私は「原発マネーファシズム」と言っているのですが、多額の原発交付金によって、住民たちは言論の自由を封じられました。
もの言えば唇寒しで、たとえば民宿や旅館の経営者が、町や関電、関電の下請け企業がからむ寄合の席で少しでも原発に批判的なことを言うと、半年間、客を寄せ付けないようにボイコットされます。公務員だったら、即人事異動。親が反対派の子どもは、町のなかでいじめに遭っていました。

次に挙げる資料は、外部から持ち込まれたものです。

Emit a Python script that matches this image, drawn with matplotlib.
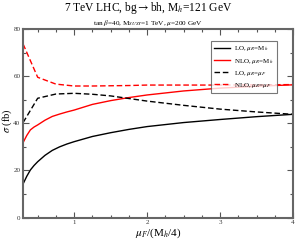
import matplotlib
matplotlib.use('Agg')
import matplotlib.pyplot as plt

plt.rcParams['font.family'] = 'Liberation Serif'
plt.rcParams['mathtext.fontset'] = 'stix'

# mu_F / (M_h/4)
x_lo = [0.3, 0.35, 0.4, 0.45, 0.5, 0.6, 0.7, 0.8, 0.9, 1.0, 1.25, 1.5, 1.75, 2.0, 2.5, 3.0, 3.5, 4.0]
lo_mh = [14.3, 17.5, 20.2, 22.1, 23.7, 26.4, 28.5, 30.0, 31.2, 32.2, 34.4, 36.0, 37.4, 38.6, 40.3, 41.6, 42.8, 43.8]
nlo_mh = [31.8, 34.8, 37.2, 38.4, 39.3, 41.3, 42.9, 43.9, 44.8, 45.6, 48.0, 49.6, 50.9, 52.0, 53.7, 54.9, 55.7, 56.3]

x_dash = [0.3, 0.5, 0.75, 1.0, 1.25, 1.5, 1.75, 2.0, 2.5, 3.0, 3.5, 4.0]
lo_muf = [40.3, 50.6, 52.4, 52.7, 52.3, 51.6, 50.5, 49.4, 47.6, 46.0, 44.8, 43.8]
nlo_muf = [73.6, 59.5, 56.6, 55.8, 55.8, 55.9, 56.0, 56.2, 56.2, 56.2, 56.3, 56.4]

fig = plt.figure(figsize=(2.96, 2.41), dpi=100)
ax = fig.add_axes([0.078, 0.097, 0.912, 0.783])

ax.plot(x_lo, lo_mh, 'k-', lw=1.0, label=r'LO, $\mu_R$=M$_h$')
ax.plot(x_lo, nlo_mh, 'r-', lw=1.0, label=r'NLO, $\mu_R$=M$_h$')
ax.plot(x_dash, lo_muf, 'k--', lw=1.0, dashes=(4, 2), label=r'LO, $\mu_R$=$\mu_F$')
ax.plot(x_dash, nlo_muf, 'r--', lw=1.0, dashes=(4, 2), label=r'NLO, $\mu_R$=$\mu_F$')

ax.set_xlim(0.3, 4)
ax.set_ylim(0, 80)
ax.set_xticks([1, 2, 3, 4])
ax.set_xticks([0.5, 0.75, 1.25, 1.5, 1.75, 2.25, 2.5, 2.75, 3.25, 3.5, 3.75], minor=True)
ax.set_yticks([0, 20, 40, 60, 80])
ax.set_yticks([10, 30, 50, 70], minor=True)
ax.tick_params(which='both', direction='in', top=True, right=True, labelsize=5,
               color='#555555', labelcolor='#333333', width=0.8, pad=2)
ax.tick_params(which='major', length=4)
ax.tick_params(which='minor', length=2)
for s in ax.spines.values():
    s.set_color('#666666')
    s.set_linewidth(1.5)

ax.set_xlabel(r'$\mu_F$/(M$_h$/4)', fontsize=8, labelpad=1)
fig.text(0.026, 0.5, r'$\sigma$ (fb)', rotation=90, ha='center', va='center', fontsize=7.5)

fig.text(0.5, 0.966, r'7 TeV LHC, bg$\rightarrow$bh, M$_h$=121 GeV', ha='center', va='center', fontsize=8.3)
fig.text(0.5, 0.905, r'tan $\beta$=40, M$_{SUSY}$=1 TeV, $\mu$=200 GeV', ha='center', va='center', fontsize=5.2)

leg = ax.legend(loc='upper right', bbox_to_anchor=(0.94, 0.936), fontsize=5, frameon=True, fancybox=False,
                edgecolor='#555555', handlelength=2.2, borderpad=0.5, labelspacing=0.45, handletextpad=0.6,
                borderaxespad=0)
leg.get_frame().set_linewidth(0.8)

fig.savefig('out.png', dpi=100)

大飯原発3、4号機増設の時は、小浜市民の会が反対デモを行ったのですが、人口8000人あまりの小さな旧大飯町に、ジェラルミンの盾を持った機動隊が1500人、機動車が四十数台、制服の警官と私服の公安が合わせて1900人も押しかけました。これだけの圧力があるのですから、肝心の旧大飯町民はひとりも参加できません。たった4人だけが、路傍から手を振ってデモ隊にエールを送りました。
それから、いわゆる政略結婚も行われていました。関電の正社員は、地元ではトップエリート。女性たちにとって憧れの的です。関電は、そこを狙いました。反対派だった人が最近おとなしくなったなと思ったら、実は娘さんが関電社員と結婚していた、ということがありました。そのために、若狭では40〜50代の独身男性が多いんですよ。
同じようなことは小浜でも起こりましたし、全国の原発立地自治体でもそう。きっと、青森県の下北半島でもあったことでしょう。